> _Job_: Leave the pictures out and retype the lines from the beginning through the line with "['#ff0000', '#0000ff', '#ff00ff', '#8b4513', '#00ee00'];", both ends included.

> _Dataset content_:

__________

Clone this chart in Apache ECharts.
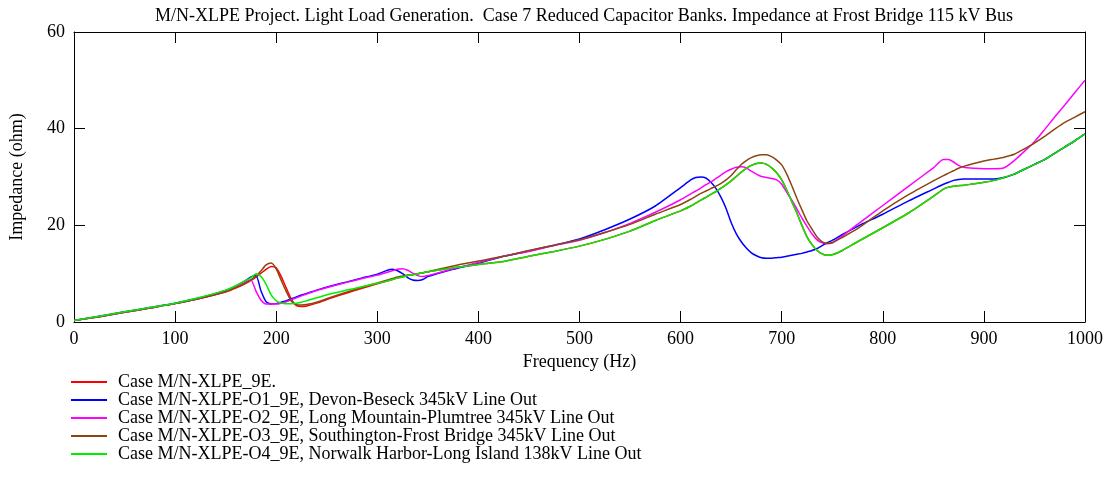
<!DOCTYPE html>
<html>
<head>
<meta charset="utf-8">
<script src="https://cdn.jsdelivr.net/npm/echarts@6/dist/echarts.min.js"></script>
<style>html,body{margin:0;padding:0;background:#fff;}#c{width:1109px;height:478px;}</style>
</head>
<body>
<div id="c"></div>
<script>
const titleText = 'M/N-XLPE Project. Light Load Generation.  Case 7 Reduced Capacitor Banks. Impedance at Frost Bridge 115 kV Bus';
const xName = 'Frequency (Hz)';
const yName = 'Impedance (ohm)';
const seriesNames = [
  'Case M/N-XLPE_9E.',
  'Case M/N-XLPE-O1_9E, Devon-Beseck 345kV Line Out',
  'Case M/N-XLPE-O2_9E, Long Mountain-Plumtree 345kV Line Out',
  'Case M/N-XLPE-O3_9E, Southington-Frost Bridge 345kV Line Out',
  'Case M/N-XLPE-O4_9E, Norwalk Harbor-Long Island 138kV Line Out'
];
const seriesColors = ['#ff0000', '#0000ff', '#ff00ff', '#8b4513', '#00ee00'];

const freq = [
  0,25,50,75,100,125,150,
  160,170,175,180,185,190,195,200,
  205,210,215,220,225,230,
  240,255,270,285,300,
  310,315,320,325,330,335,340,345,350,
  375,400,425,450,475,500,525,550,575,600,
  610,615,620,625,630,635,640,645,650,
  655,660,665,670,675,680,685,690,695,700,
  705,710,715,720,725,730,735,740,745,750,
  760,775,800,825,850,
  860,865,870,875,880,
  890,900,910,920,930,940,950,960,970,980,990,1000
];

const zBase = [
  0.3,1.1,2.0,2.9,3.8,4.9,6.2,
  7.0,8.0,8.6,9.3,10.1,10.9,11.5,11.2,
  9.4,7.0,4.7,3.4,3.2,3.3,
  3.9,5.0,6.0,7.0,7.9,
  8.5,8.8,9.1,9.3,9.6,9.8,10.0,10.2,10.4,
  11.2,11.9,12.5,13.6,14.6,15.7,17.1,18.8,21.0,23.0,
  24.0,24.6,25.2,25.8,26.4,27.0,27.7,28.4,29.2,
  30.1,31.0,31.8,32.4,32.8,32.9,32.6,31.9,30.9,29.4,
  27.3,24.9,22.6,20.0,17.6,16.0,14.8,14.1,13.8,13.9,
  14.8,16.6,19.5,22.5,26.0,
  27.5,27.9,28.1,28.2,28.3,
  28.6,28.9,29.3,29.9,30.6,31.6,32.6,33.6,34.9,36.2,37.5,38.9
];

const zO1 = [
  0.3,1.2,2.1,3.0,3.9,5.0,6.5,
  7.4,8.6,9.3,9.6,6.4,4.2,3.7,3.8,
  4.1,4.4,4.8,5.2,5.6,5.9,
  6.6,7.5,8.3,9.1,9.9,
  10.7,10.9,10.6,10.0,9.2,8.7,8.6,8.8,9.4,
  10.9,12.2,13.6,14.7,15.9,17.2,19.1,21.3,24.0,27.8,
  29.4,29.9,30.0,29.8,28.9,27.6,25.8,23.5,20.6,
  18.3,16.6,15.3,14.3,13.7,13.3,13.2,13.2,13.3,13.4,
  13.6,13.8,14.0,14.2,14.5,14.8,15.2,15.8,16.4,16.9,
  18.1,19.8,22.3,25.0,27.5,
  28.5,28.9,29.3,29.5,29.6,
  29.6,29.6,29.6,29.9,30.6,31.6,32.6,33.6,34.9,36.2,37.5,38.9
];

const zO2 = [
  0.3,1.1,2.0,2.9,3.8,4.9,6.3,
  7.3,8.3,8.7,6.4,4.5,3.7,3.7,3.7,
  3.9,4.2,4.6,5.0,5.4,5.8,
  6.5,7.4,8.2,9.0,9.7,
  10.3,10.6,10.9,11.0,10.7,10.1,9.6,9.4,9.6,
  11.0,12.3,13.6,14.6,15.8,16.9,18.5,20.4,22.7,25.3,
  26.5,27.1,27.7,28.4,29.0,29.7,30.4,31.1,31.6,
  32.0,32.1,31.9,31.2,30.6,30.1,29.9,29.7,29.4,28.5,
  26.8,25.2,23.4,21.5,19.8,18.2,17.0,16.4,16.2,16.4,
  17.8,20.2,24.1,28.0,31.9,
  33.6,33.6,33.1,32.4,32.0,
  31.8,31.7,31.7,31.9,33.4,35.3,37.3,39.8,42.4,44.9,47.5,50.0
];

const zO3 = [
  0.3,1.1,2.0,2.9,3.8,4.9,6.3,
  7.1,8.1,8.7,9.5,10.6,11.8,12.2,11.0,
  8.6,6.3,4.3,3.6,3.5,3.6,
  4.1,5.2,6.2,7.2,8.1,
  8.7,9.0,9.3,9.5,9.7,9.8,10.0,10.2,10.4,
  11.6,12.6,13.6,14.8,15.9,17.0,18.5,20.2,22.3,24.3,
  25.4,26.0,26.6,27.1,27.6,28.1,28.7,29.4,30.3,
  31.5,32.6,33.4,34.0,34.4,34.6,34.6,34.2,33.5,32.5,
  30.6,28.2,25.6,23.2,20.9,19.2,17.6,16.6,16.3,16.4,
  17.5,19.3,23.0,26.3,29.2,
  30.3,30.8,31.3,31.8,32.2,
  32.8,33.3,33.7,34.1,34.7,35.8,37.0,38.4,39.9,41.3,42.4,43.5
];

const zO4 = [
  0.3,1.2,2.1,3.0,3.9,5.1,6.6,
  7.5,8.6,9.2,10.0,9.4,7.8,5.6,4.4,
  3.9,3.8,3.8,3.9,4.1,4.4,
  5.0,5.9,6.6,7.3,8.0,
  8.5,8.8,9.1,9.3,9.6,9.8,10.0,10.2,10.4,
  11.2,11.9,12.5,13.6,14.6,15.7,17.1,18.8,21.0,23.0,
  24.0,24.6,25.2,25.8,26.4,27.0,27.7,28.4,29.2,
  30.1,31.0,31.8,32.4,32.8,32.9,32.6,31.9,30.9,29.4,
  27.3,24.9,22.6,20.0,17.6,16.0,14.8,14.1,13.8,13.9,
  14.8,16.6,19.5,22.5,26.0,
  27.5,27.9,28.1,28.2,28.3,
  28.6,28.9,29.3,29.9,30.6,31.6,32.6,33.6,34.9,36.2,37.5,38.9
];

const allValues = [zBase, zO1, zO2, zO3, zO4];
const FONT = 'Liberation Serif';
const FS = 18;

const chart = echarts.init(document.getElementById('c'), null, {renderer: 'canvas'});
const axisCommon = {
  axisLine: {show: true, onZero: false, lineStyle: {color: '#000', width: 1}},
  axisTick: {show: true, inside: true, length: 11, lineStyle: {color: '#000', width: 1}},
  splitLine: {show: false}
};
chart.setOption({
  animation: false,
  backgroundColor: '#fff',
  title: {
    text: titleText,
    left: 584, top: 7, textAlign: 'center', padding: 0,
    textStyle: {fontFamily: FONT, fontSize: FS, fontWeight: 'normal', color: '#000'}
  },
  grid: {left: 72, right: 24, top: 32, bottom: 156, containLabel: false},
  legend: {
    orient: 'vertical', left: 71, top: 373, padding: 0,
    icon: 'rect', itemWidth: 36, itemHeight: 2, itemGap: 0,
    textStyle: {fontFamily: FONT, fontSize: FS, color: '#000', lineHeight: 18, padding: [0,0,0,6]},
    data: seriesNames
  },
  xAxis: [
    Object.assign({
      type: 'value', min: 0, max: 1000, interval: 100, position: 'bottom',
      name: xName, nameLocation: 'middle', nameGap: 30,
      nameTextStyle: {fontFamily: FONT, fontSize: FS, color: '#000'},
      axisLabel: {fontFamily: FONT, fontSize: FS, color: '#000', margin: 8, formatter: v => String(v)}
    }, axisCommon),
    Object.assign({
      type: 'value', min: 0, max: 1000, interval: 100, position: 'top',
      axisLabel: {show: false}
    }, axisCommon)
  ],
  yAxis: [
    Object.assign({
      type: 'value', min: 0, max: 60, interval: 20, position: 'left',
      name: yName, nameLocation: 'middle', nameGap: 48,
      nameTextStyle: {fontFamily: FONT, fontSize: FS, color: '#000'},
      axisLabel: {fontFamily: FONT, fontSize: FS, color: '#000', margin: 9, formatter: v => String(v)}
    }, axisCommon),
    Object.assign({
      type: 'value', min: 0, max: 60, interval: 20, position: 'right',
      axisLabel: {show: false}
    }, axisCommon)
  ],
  series: seriesNames.map((name, k) => ({
    name: name,
    type: 'line',
    xAxisIndex: 0, yAxisIndex: 0,
    showSymbol: false,
    symbol: 'none',
    smooth: 0.2,
    color: seriesColors[k],
    lineStyle: {color: seriesColors[k], width: 1.5},
    data: freq.map((f, i) => [f, allValues[k][i]])
  }))
});
</script>
</body>
</html>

__________

> _Worked answer_:
Clone this chart in Apache ECharts.
<!DOCTYPE html>
<html>
<head>
<meta charset="utf-8">
<script src="https://cdn.jsdelivr.net/npm/echarts@6/dist/echarts.min.js"></script>
<style>html,body{margin:0;padding:0;background:#fff;}#c{width:1109px;height:478px;}</style>
</head>
<body>
<div id="c"></div>
<script>
const titleText = 'M/N-XLPE Project. Light Load Generation.  Case 7 Reduced Capacitor Banks. Impedance at Frost Bridge 115 kV Bus';
const xName = 'Frequency (Hz)';
const yName = 'Impedance (ohm)';
const seriesNames = [
  'Case M/N-XLPE_9E.',
  'Case M/N-XLPE-O1_9E, Devon-Beseck 345kV Line Out',
  'Case M/N-XLPE-O2_9E, Long Mountain-Plumtree 345kV Line Out',
  'Case M/N-XLPE-O3_9E, Southington-Frost Bridge 345kV Line Out',
  'Case M/N-XLPE-O4_9E, Norwalk Harbor-Long Island 138kV Line Out'
];
const seriesColors = ['#ff0000', '#0000ff', '#ff00ff', '#8b4513', '#00ee00'];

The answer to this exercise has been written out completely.